In einem solchen Fall muss das Gutachten beherzt in den Prozess eingreifen. Es kommt einer Gefährdung des Kindeswohls gleich, wenn ein Kind in die Not gerät, ureigene Bedürfnisse (hier: die Pflege wichtiger Bindungen) umdeuten und ins Gegenteil umkehren zu müssen. Es müssen Räume eröffnet werden, in denen das Kind seine wahren Bedürfnisse zeigen kann und mit diesen Bedürfnissen gesehen werden kann. Trotz der paradoxen Situation einer Umgangsverweigerung muss ein Aufenthaltswechsel ins Spiel gebracht werden. Diese gutachtliche Empfehlung muss so kommuniziert werden, dass die Mutter keinen gegenteiligen Druck auf das Kind aufbauen kann, bevor das Gericht über einen Aufenthaltswechsel entscheidet.

 

Fallkonstellation 6 - Kind ist mit einer psychisch auffälligen Mutter eng (untrennbar) verbunden


Bei dieser Fallkonstellation ist ein Kind tatsächlich in vollem Bedeutungsumfang von Entfremdung betroffen, oft nicht nur vom Vater, sondern von weiteren Personen, die ein intaktes soziales Umfeld ausmachen.

Das Kind hat den Vater seit langem nicht mehr gesehen und bewahrt ein tiefreichend verzerrtes, angstbesetztes Bild von ihm. Die Mutter ist zumindest seltsam und lebt zurückgezogen oder aber ist manifest psychiatrisch erkrankt oder nach einer psychiatrischen Erkrankung nicht ausreichend wiederhergestellt. Das Kind erlebt die Welt und alle sozialen Beziehungen aus der Perspektive der Mutter. Das Kind versteht sich als vom Schicksal bestimmter Begleiter der Mutter, ja, sogar als überlebensnotwendig für die Existenz der Mutter und bestätigt diese in ihrem Denken und ihren Wahrnehmungen. Das Kind bildet bisweilen die einzige Brücke zur Außenwelt. Eine Trennung von der Mutter ist im Selbstverständnis des Kindes undenkbar und / oder stark angstbesetzt. Auch die psychisch kranke Mutter klammert sich an ihr Kind und verhindert dessen soziale Entfaltung. Das Innenleben der Mutter ist mit dem Innenleben des Kindes auf ungesunde Art verwachsen. Es drängen sich hier Lösungen auf, die darauf hinauslaufen, das Kind von der Mutter zu trennen, zumindest aber für eine spätere Trennung zu ertüchtigen. Zur Wiederherstellung einer allgemeingültigen Realität muss das Kind mit weiteren Bezugspersonen in Kontakt bleiben und seine Außenbeziehungen ausbauen. Die (Wieder-)Annäherung an den Vater ist ein wichtiger Ausgangspunkt dieser Bemühungen.

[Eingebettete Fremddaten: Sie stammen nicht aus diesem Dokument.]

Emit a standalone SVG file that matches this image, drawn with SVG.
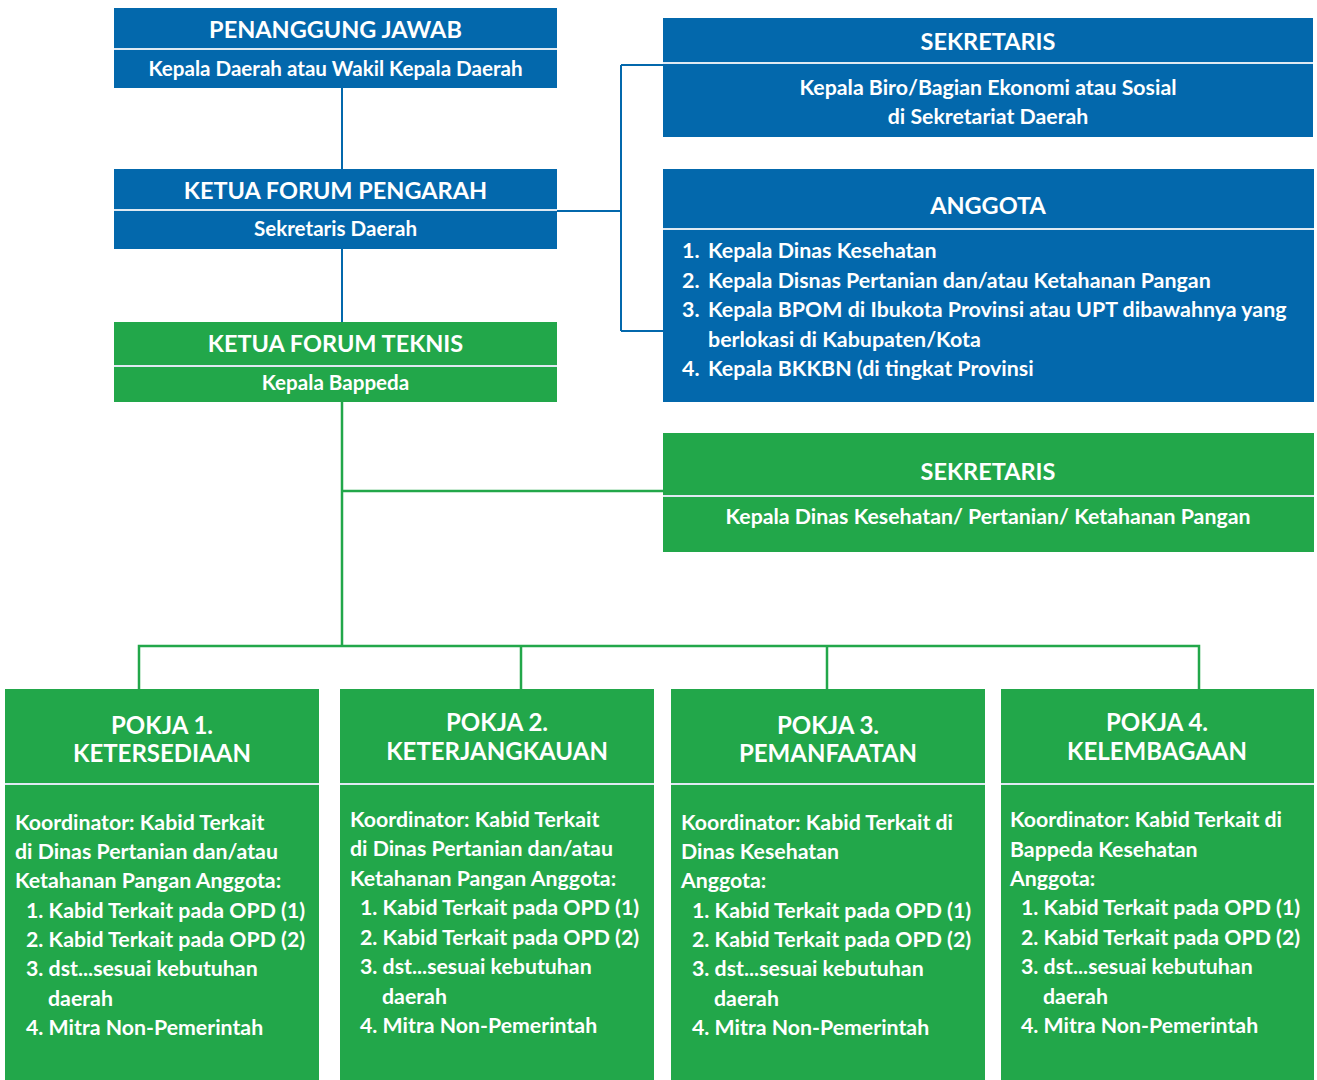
<svg xmlns="http://www.w3.org/2000/svg" width="1317" height="1080" viewBox="0 0 1317 1080">
<style>
text{font-family:Lato,"Noto Sans","Liberation Sans",sans-serif;font-weight:700;fill:#fff}
.blue{fill:#0368ac}
.green{fill:#22a74a}
.sep{stroke:#dfe9f2;stroke-width:2}
.t{font-size:23.5px;text-anchor:middle}
.p{font-size:24px;text-anchor:middle}
.s{font-size:20.6px;text-anchor:middle}
.m{font-size:21.3px;text-anchor:middle}
.a{font-size:21.4px}
.l{font-size:21.3px}
.cb{stroke:#0368ac;stroke-width:2;fill:none}
.cg{stroke:#22a74a;stroke-width:2.5;fill:none}
</style>
<rect width="1317" height="1080" fill="#fff"/>
<g id="connectors">
<path class="cb" d="M342 88V169M342 249V322M557 211H621M621 65V331M621 65H663M621 331H663"/>
<path class="cg" d="M342 402V646M342 491H663M139 689V646H1199V689M521 646V689M827 646V689"/>
</g>
<g id="penanggung-jawab">
<rect class="blue" x="114" y="8" width="443" height="80"/>
<line class="sep" x1="114" y1="49" x2="557" y2="49"/>
<text class="t" x="335.5" y="38">PENANGGUNG JAWAB</text>
<text class="s" x="335.5" y="76">Kepala Daerah atau Wakil Kepala Daerah</text>
</g>
<g id="ketua-forum-pengarah">
<rect class="blue" x="114" y="169" width="443" height="80"/>
<line class="sep" x1="114" y1="210" x2="557" y2="210"/>
<text class="t" x="335.5" y="199">KETUA FORUM PENGARAH</text>
<text class="s" x="335.5" y="236">Sekretaris Daerah</text>
</g>
<g id="ketua-forum-teknis">
<rect class="green" x="114" y="322" width="443" height="80"/>
<line class="sep" x1="114" y1="366" x2="557" y2="366"/>
<text class="t" x="335.5" y="352">KETUA FORUM TEKNIS</text>
<text class="s" x="335.5" y="390">Kepala Bappeda</text>
</g>
<g id="sekretaris-pengarah">
<rect class="blue" x="663" y="18" width="650" height="119"/>
<line class="sep" x1="663" y1="63" x2="1313" y2="63"/>
<text class="t" x="988" y="50">SEKRETARIS</text>
<text class="m" x="988" y="95">Kepala Biro/Bagian Ekonomi atau Sosial</text>
<text class="m" x="988" y="124">di Sekretariat Daerah</text>
</g>
<g id="anggota">
<rect class="blue" x="663" y="169" width="651" height="233"/>
<line class="sep" x1="663" y1="229" x2="1314" y2="229"/>
<text class="t" x="988" y="214">ANGGOTA</text>
<text class="a" x="682" y="258">1.</text><text class="a" x="708" y="258">Kepala Dinas Kesehatan</text>
<text class="a" x="682" y="288">2.</text><text class="a" x="708" y="288">Kepala Disnas Pertanian dan/atau Ketahanan Pangan</text>
<text class="a" x="682" y="317">3.</text><text class="a" x="708" y="317">Kepala BPOM di Ibukota Provinsi atau UPT dibawahnya yang</text>
<text class="a" x="708" y="347">berlokasi di Kabupaten/Kota</text>
<text class="a" x="682" y="376">4.</text><text class="a" x="708" y="376">Kepala BKKBN (di tingkat Provinsi</text>
</g>
<g id="sekretaris-teknis">
<rect class="green" x="663" y="433" width="651" height="119"/>
<line class="sep" x1="663" y1="496" x2="1314" y2="496"/>
<text class="t" x="988" y="480">SEKRETARIS</text>
<text class="m" x="988" y="524">Kepala Dinas Kesehatan/ Pertanian/ Ketahanan Pangan</text>
</g>
<g id="pokja-1">
<rect class="green" x="5" y="689" width="314" height="391"/>
<line class="sep" x1="5" y1="784" x2="319" y2="784"/>
<text class="p" x="162" y="734">POKJA 1.</text>
<text class="p" x="162" y="762">KETERSEDIAAN</text>
<text class="l" x="15" y="830">Koordinator: Kabid Terkait</text>
<text class="l" x="15" y="859">di Dinas Pertanian dan/atau</text>
<text class="l" x="15" y="888">Ketahanan Pangan Anggota:</text>
<text class="l" x="26" y="918">1. Kabid Terkait pada OPD (1)</text>
<text class="l" x="26" y="947">2. Kabid Terkait pada OPD (2)</text>
<text class="l" x="26" y="976">3. dst...sesuai kebutuhan</text>
<text class="l" x="48" y="1006">daerah</text>
<text class="l" x="26" y="1035">4. Mitra Non-Pemerintah</text>
</g>
<g id="pokja-2">
<rect class="green" x="340" y="689" width="314" height="391"/>
<line class="sep" x1="340" y1="784" x2="654" y2="784"/>
<text class="p" x="497" y="731">POKJA 2.</text>
<text class="p" x="497" y="760">KETERJANGKAUAN</text>
<text class="l" x="350" y="827">Koordinator: Kabid Terkait</text>
<text class="l" x="350" y="856">di Dinas Pertanian dan/atau</text>
<text class="l" x="350" y="886">Ketahanan Pangan Anggota:</text>
<text class="l" x="360" y="915">1. Kabid Terkait pada OPD (1)</text>
<text class="l" x="360" y="945">2. Kabid Terkait pada OPD (2)</text>
<text class="l" x="360" y="974">3. dst...sesuai kebutuhan</text>
<text class="l" x="382" y="1004">daerah</text>
<text class="l" x="360" y="1033">4. Mitra Non-Pemerintah</text>
</g>
<g id="pokja-3">
<rect class="green" x="671" y="689" width="314" height="391"/>
<line class="sep" x1="671" y1="784" x2="985" y2="784"/>
<text class="p" x="828" y="734">POKJA 3.</text>
<text class="p" x="828" y="762">PEMANFAATAN</text>
<text class="l" x="681" y="830">Koordinator: Kabid Terkait di</text>
<text class="l" x="681" y="859">Dinas Kesehatan</text>
<text class="l" x="681" y="888">Anggota:</text>
<text class="l" x="692" y="918">1. Kabid Terkait pada OPD (1)</text>
<text class="l" x="692" y="947">2. Kabid Terkait pada OPD (2)</text>
<text class="l" x="692" y="976">3. dst...sesuai kebutuhan</text>
<text class="l" x="714" y="1006">daerah</text>
<text class="l" x="692" y="1035">4. Mitra Non-Pemerintah</text>
</g>
<g id="pokja-4">
<rect class="green" x="1001" y="689" width="313" height="391"/>
<line class="sep" x1="1001" y1="784" x2="1314" y2="784"/>
<text class="p" x="1157" y="731">POKJA 4.</text>
<text class="p" x="1157" y="760">KELEMBAGAAN</text>
<text class="l" x="1010" y="827">Koordinator: Kabid Terkait di</text>
<text class="l" x="1010" y="857">Bappeda Kesehatan</text>
<text class="l" x="1010" y="886">Anggota:</text>
<text class="l" x="1021" y="915">1. Kabid Terkait pada OPD (1)</text>
<text class="l" x="1021" y="945">2. Kabid Terkait pada OPD (2)</text>
<text class="l" x="1021" y="974">3. dst...sesuai kebutuhan</text>
<text class="l" x="1043" y="1004">daerah</text>
<text class="l" x="1021" y="1033">4. Mitra Non-Pemerintah</text>
</g>
</svg>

Die Entfremdung des Kindes vom Vater erschwert die Umsetzung dieses Vorhabens. Das Kind setzt den gewünschten Besuchen und erst recht einem Aufenthaltswechsel starken Widerstand entgegen. Hinzu kommt, dass der Vater in vielen Fällen zwar um sein Besuchsrecht kämpft, nicht aber auf die Aufgabe vorbereitet ist, das Kind bei sich aufzunehmen und die volle Verantwortung zu übernehmen. Es sind vor allem professionelle Helfer, die sich einen Aufenthaltswechsel wünschen, weil sie den schlechten psychischen Zustand der Mutter und die Notlage des Kindes ständig vor Augen haben.